Read that verse carefully. The RESURRECTED Jesus Christ singles out Peter to be questioned three times as to his love of Jesus, and therefore his exhortation to be the earthly shepherd of the flock of Jesus. Jesus didn't hold a hippie vote or ask that they manage by committee. He selected Peter. A few verses later Jesus makes a further distinguishing among the Apostles. He indicated that all would be martyred except John. Peter questioned why this was and Jesus said to him "What if I want him to remain until I come? What concern is it of yours? You follow me." Jesus is explicitly indicating a sequential order among his "rock" Peter, who must follow him, and John, who will follow Jesus only when Jesus "comes for him" (a natural death).

So it is false to portray the Apostles as all "equal." All men and women are equal, but Jesus clearly assigned roles and sequences of events through both statement and prophecy. And indeed Jesus sent an angel to take John to heaven and witness what he writes in the Book of Revelation.

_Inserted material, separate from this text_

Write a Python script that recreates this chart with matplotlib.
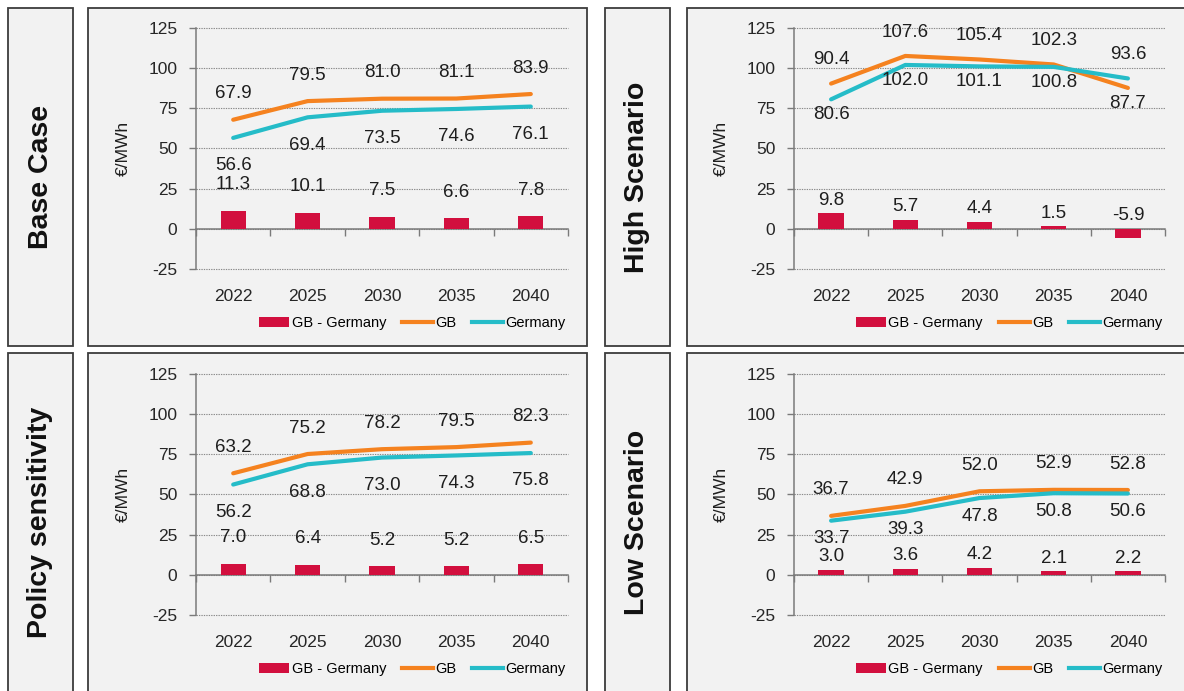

John "got the job" of living a very long natural life, training many Christian followers, and "writing the last chapter" in what would be, through the Holy Spirit's guidance, the Bible. Peter "got the job" of being the martyred rock, the Bishop of Rome and therefore the first Pope, upon whom Jesus built his Church. How can anyone say that a hierarchy of different roles and sequences of events is un-Biblical or done for "pomp and bureaucracy?" It's really outrageous.

Anyway, keep these three examples in mind whenever you feel attacked or uncertain about the solid Biblical foundation for an institutional Christian church structure and formal sacred required liturgy. One blindness and stumbling block that those type of people have is that they confuse Jesus being definitive regarding not being personally worshipped and pointing all worship back to God with Jesus now saying it's "what the heck" regarding sacred worship. That is incredibly far from the truth.